GST Requirements for International Service Sales

GST Requirements for International Service Sales
Rohit29 November 2023

It’s 2017. You’re creating an invoice for your software services to a client, and you add VAT/Sales tax before you complete the total. It seems straightforward, but is it really? 

Let’s understand how tax used to work before and after GST, how GST works for export businesses, GST Compliance and Export Services, input tax credit, and how to claim GST refunds.

Previous tax structure vs new tax structure

Under the previous regime, you would have charged a 15% service tax on services worth Rs. 75,000. Then, your output tax would be Rs. 11,250. But, if you purchased office supplies for Rs. 25,000 and paid 5% as VAT, the input tax would have been Rs. 1,250. 

However, you couldn't adjust the input VAT already paid on stationery from the output service tax. Consequently, the total tax outflow would have been Rs. 12,500.

But, after the GST implementation, you would charge 18% GST on services worth Rs. 75,000, which amounts to Rs. 13,500. Subtracting the GST on office supplies (Rs. 25,000 x 18%) equals Rs. 4,500. Your net GST liability would be Rs. 9,000.

Previous tax structure vs new tax structure

The introduction and implementation of the Goods and Services Tax (GST) eliminated the previous cascading effect of “tax on tax” created by several other indirect taxes in India, including excise duty, VAT, and services tax. 

It made the lives of CAs easier, and it was easier for an aspiring entrepreneur to follow their dream and start a business without the nightmare of multiple tax filings.

Four GST types exist–

  • Central Goods and Services Tax (CGST)
  • State Goods and Services Tax (SGST)
  • Integrated Goods and Services Tax (IGST)
  • Union Territory Goods and Services Tax (UTGST)

Each type imposes different tax rates on the buyer's end. 

Filing these GST returns requires a business to register through the GST portal. Once the registration is complete, you get a GSTIN, a unique 15-digit identification number assigned to registered taxpayers under the GST regime in India. It plays a crucial role in tracking transactions and ensuring tax compliance. It further enables the government to monitor the movement of goods nationwide and verify business tax payments. 

Understanding GSTIN Registration for Export Businesses 

A business’s GSTIN registration is subject to certain thresholds and exemptions, particularly if its turnover exceeds in the following cases.

  • Rs. 40 lacs or higher for the manufacturing sector
  • Rs. 20 lacs or higher for the services sector
  • Rs. 10 lacs or more for particular category states

A GSTIN also allows businesses to claim input tax credits on their purchases, reducing their overall tax liability. 
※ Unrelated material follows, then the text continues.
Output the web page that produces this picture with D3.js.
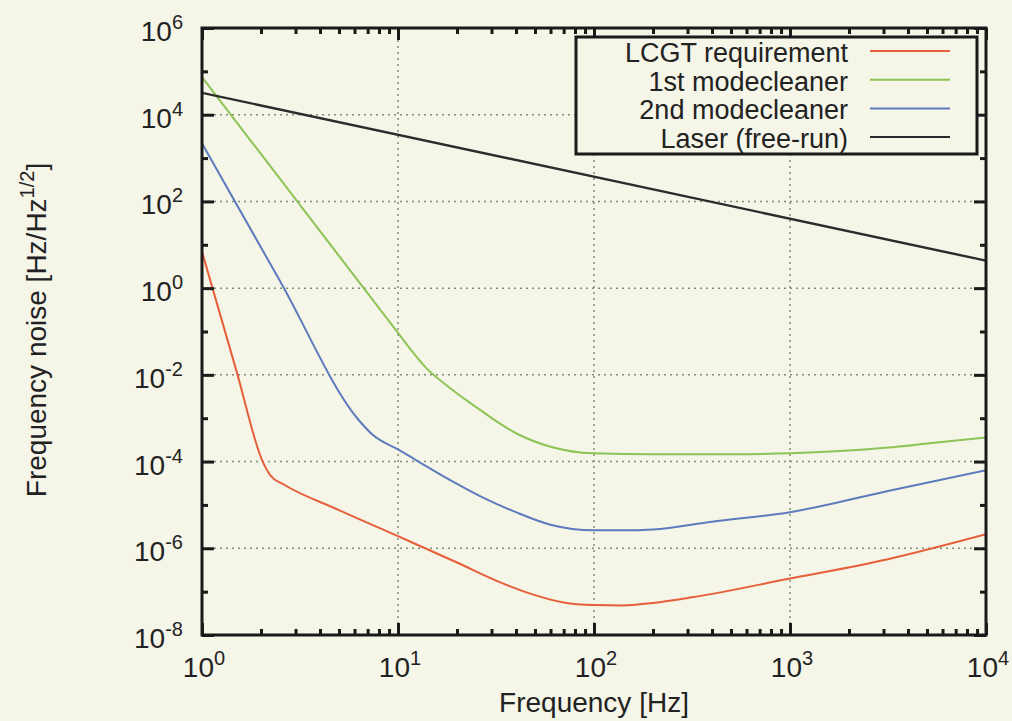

This identification number needed for GST and for your business also requires filing periodic returns, which may vary based on the nature of your business and its turnover. These returns include details of sales, purchases, input tax credits, and output tax liabilities. The frequency of filing returns can range from monthly to quarterly or annually, depending on the turnover threshold.

You can file these tax returns through the GST portal, the official government platform for GST-related activities. You must file these returns within the specified due dates to avoid penalties or late fees.

Recently, the government of India also announced a new threshold for e-invoicing, requiring businesses with an annual turnover of over Rs. 5 crores to adopt the e-invoicing system. This system requires companies to generate invoices in a standard electronic format and upload them to a central portal.

Skydo E-invoice SampleE-invoice Template Sample

Considering the volume of transactions involved in a business with such a considerable turnover, the e-invoicing system aims to reduce errors, increase accuracy and efficiency, provide real-time validation, improve cash flow management, and enhance tax administration.

However, as a business providing your services abroad, how do you navigate this tax, and does it apply to the services you provide worldwide? Let’s find out.

Treatment of GST for exports

Under the GST regime, export services are  considered "zero-rated supplies'', meaning  a supplier can supply without payment of GST if they have submitted the LUT or with payment of GST and then get a refund once the goods are exported. 

However, to claim refunds on the taxes paid on their inputs, they must register for GSTIN. Additionally, GSTIN registration provides several benefits for export service businesses, including having access to input tax credits.